How Truck Dispatchers Earn Revenue in 2026 (Full Guide)

Learn how truck dispatchers earn revenue through commission, percentage per load, flat fees, and scalable dispatch models in the U.S. trucking industry.

How Truck Dispatchers Earn Revenue in 2026 (Full Guide)

Understanding how truck dispatchers earn revenue is essential for anyone entering the U.S. trucking and logistics industry.

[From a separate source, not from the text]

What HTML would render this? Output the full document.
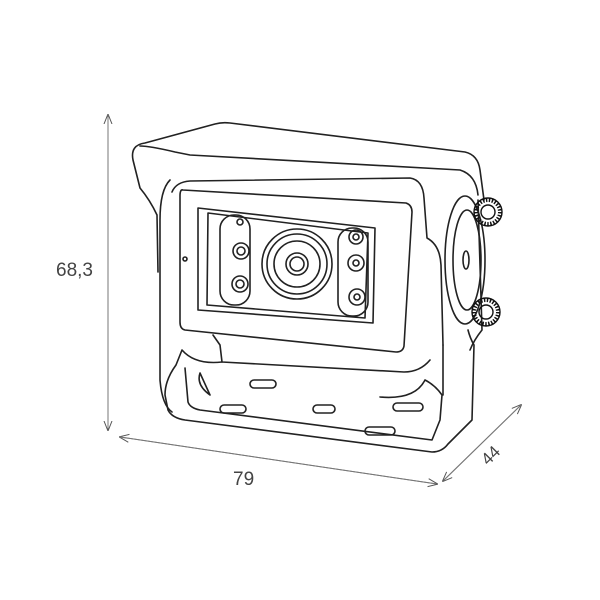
<!DOCTYPE html>
<html><head><style>
html,body{margin:0;padding:0;background:#fff;}
svg{display:block;}
text{font-family:"Liberation Sans",sans-serif;fill:#444;}
</style></head><body>
<svg width="600" height="600" viewBox="0 0 600 600" xmlns="http://www.w3.org/2000/svg">
<defs>
<marker id="a" markerWidth="10" markerHeight="10" refX="9" refY="5" orient="auto" markerUnits="userSpaceOnUse">
<path d="M0,1 L10,5 L0,9" fill="none" stroke="#555" stroke-width="1"/>
</marker>
</defs>
<g fill="none" stroke="#777" stroke-width="1">
<line x1="108" y1="430" x2="108" y2="115" marker-end="url(#a)"/>
<line x1="108" y1="115" x2="108" y2="430" marker-end="url(#a)"/>
<line x1="437" y1="484" x2="120" y2="437" marker-end="url(#a)"/>
<line x1="120" y1="437" x2="437" y2="484" marker-end="url(#a)"/>
<line x1="443" y1="481" x2="521" y2="405" marker-end="url(#a)"/>
<line x1="521" y1="405" x2="443" y2="481" marker-end="url(#a)"/>
</g>
<text x="56" y="276" font-size="19">68,3</text>
<text x="233" y="485" font-size="19">79</text>
<text x="0" y="0" font-size="17" transform="translate(488,466) rotate(-45)">44</text>

<g fill="none" stroke="#222" stroke-width="1.6" stroke-linejoin="round" stroke-linecap="round">
<path d="M158,272 L157,215 Q150,200 140,188 L133,160 Q130,145 145,143 L215,124 Q222,122 230,123 L465,152 Q478,155 480,170 L484,200"/>
<path d="M140,146 Q150,146 175,152 L190,155 L460,170 Q476,175 478,195"/>
<path d="M170,180 Q160,190 160,220 L160,380 Q162,405 172,412"/>
<path d="M172,192 Q176,182 190,181 L410,178 Q423,180 424,198 L427,238 Q440,245 441,265 L443,345"/>
<path d="M183,190 L406,203 Q412,205 412,212 L404,346 Q403,352 396,352 L185,330 Q180,329 180,322 L180,196 Q180,189 183,190 Z"/>
<path d="M198,208 L375,228 L373,323 L198,310 Z"/>
<path d="M208,213 L368,233 L365,318 L207,305 Z"/>
<rect x="220" y="215" width="30" height="90" rx="14"/>
<rect x="338" y="228" width="30" height="88" rx="14"/>
<circle cx="241" cy="251" r="8"/><circle cx="241" cy="251" r="4"/>
<circle cx="240" cy="284" r="8"/><circle cx="240" cy="284" r="4"/>
<circle cx="240" cy="222" r="3"/>
<circle cx="356" cy="237" r="7"/><circle cx="356" cy="237" r="3"/>
<circle cx="356" cy="263" r="8"/><circle cx="356" cy="263" r="3"/>
<circle cx="357" cy="297" r="8"/><circle cx="357" cy="297" r="3"/>
<circle cx="297" cy="264" r="35"/>
<circle cx="297" cy="264" r="30"/>
<circle cx="297" cy="264" r="23"/>
<circle cx="297" cy="264" r="11"/>
<circle cx="297" cy="264" r="7"/>
<circle cx="185" cy="259" r="2"/>
<path d="M213,335 L220,345 L222,362 L404,372 Q420,372 430,360"/>
<path d="M222,362 Q195,365 182,350 L176,365 Q165,380 165,395 L168,410 Q172,418 185,420 L432,452 Q442,452 448,444 L472,420 L474,345 Q470,338 468,330"/>
<path d="M185,368 L188,402 Q190,408 200,410 L432,440 L440,420 L442,395 Q435,385 425,380 Q415,400 380,397"/>
<path d="M443,345 L443,395"/>
<path d="M200,373 Q196,385 210,395 Z"/>
<rect x="250" y="380" width="26" height="8" rx="4"/>
<rect x="220" y="405" width="26" height="8" rx="4"/>
<rect x="313" y="405" width="22" height="8" rx="4"/>
<rect x="393" y="403" width="30" height="8" rx="4"/>
<rect x="365" y="427" width="30" height="8" rx="4"/>
<ellipse cx="465" cy="260" rx="20" ry="64"/>
<ellipse cx="467" cy="260" rx="14" ry="50"/>
<ellipse cx="466" cy="260" rx="3" ry="9"/>
<path d="M478,200 L482,330 Q474,340 470,350"/>
</g>
<g fill="none" stroke="#111">
<circle cx="488" cy="212" r="12" stroke-width="4" stroke-dasharray="1.5 1.5"/>
<circle cx="488" cy="212" r="14" stroke-width="1.4"/>
<circle cx="488" cy="212" r="7" stroke-width="1.4"/>
<circle cx="486" cy="312" r="12" stroke-width="4" stroke-dasharray="1.5 1.5"/>
<circle cx="486" cy="312" r="14" stroke-width="1.4"/>
<circle cx="486" cy="312" r="7" stroke-width="1.4"/>
</g>
</svg>
</body></html>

In 2026, dispatchers generate income through structured commission models, percentage-based load earnings, flat fees, and scalable dispatch business systems.

This complete guide explains exactly how dispatchers make money, how payment models work, and how independent dispatchers scale their revenue.


What Is Truck Dispatcher Revenue?

Truck dispatcher revenue is the income earned by dispatch professionals for managing loads, negotiating freight rates, coordinating drivers, and handling shipment logistics for carriers and owner-operators.

Dispatchers are typically paid either through salary or commission-based structures tied directly to load revenue.


Main Ways Truck Dispatchers Earn Revenue

1. Salary-Based Dispatcher Income

Company-employed dispatchers earn fixed wages or salaries. This model provides predictable income but limited scaling potential.

  • Hourly pay structure

  • Monthly salary model

  • Bonus incentives in some fleets

2. Commission-Based Dispatcher Revenue

The most common independent truck dispatcher income model is commission per load. Dispatchers earn a percentage of the freight revenue they book and manage.

Typical dispatcher commission: 3% to 10% per load.

This is also called a dispatcher percentage agreement.


How Dispatcher Percentage Per Load Works

The dispatcher percentage model ties earnings directly to load value.

  • Load booked for carrier

  • Rate confirmed with broker

  • Dispatcher manages shipment

  • Dispatcher earns agreed percentage

Example: $2,000 load × 5% dispatcher commission = $100 revenue.

This model aligns dispatcher income with load quality and rate negotiation skill.


Flat Fee Dispatch Revenue Model

Some dispatchers charge a flat fee per load instead of percentage.

  • $75–$150 per load

  • Predictable billing

  • Works well with high-volume carriers

This freight dispatcher payment model is easier to invoice but may limit upside on high-rate freight.


How Much Do Independent Truck Dispatchers Make?

Independent truck dispatcher earnings depend on:

  • Number of trucks managed

  • Average load value

  • Commission percentage

  • Freight niche

  • Client retention

Managing 5 trucks at average $4,500 weekly revenue with 5% commission can generate $1,125 per week.


Dispatcher Revenue Scaling Strategies

Dispatch revenue grows when systems improve. Top dispatchers scale by:

  • Managing multiple owner-operators

  • Specializing in high-paying lanes

  • Negotiating higher freight rates

  • Reducing deadhead miles

  • Adding dispatch assistants

Scaling turns dispatching from a job into a dispatch business.


Dispatcher Billing Best Practices

Dispatchers typically invoice carriers directly — not brokers.

  • Weekly invoices

  • Digital billing tools

  • Written dispatcher agreements

  • Clear percentage terms

Proper billing protects dispatcher revenue consistency.


Common Revenue Mistakes Dispatchers Make

  • Charging too low commission

  • Not using dispatcher agreements

  • Booking low-paying freight repeatedly

  • Weak rate negotiation

  • No load profitability tracking


Final Thoughts: Dispatcher Revenue Is Skill-Based

Truck dispatcher revenue is directly tied to load quality, negotiation ability, client relationships, and operational discipline. Dispatchers who master commission models and scaling strategies build strong long-term income in the trucking industry.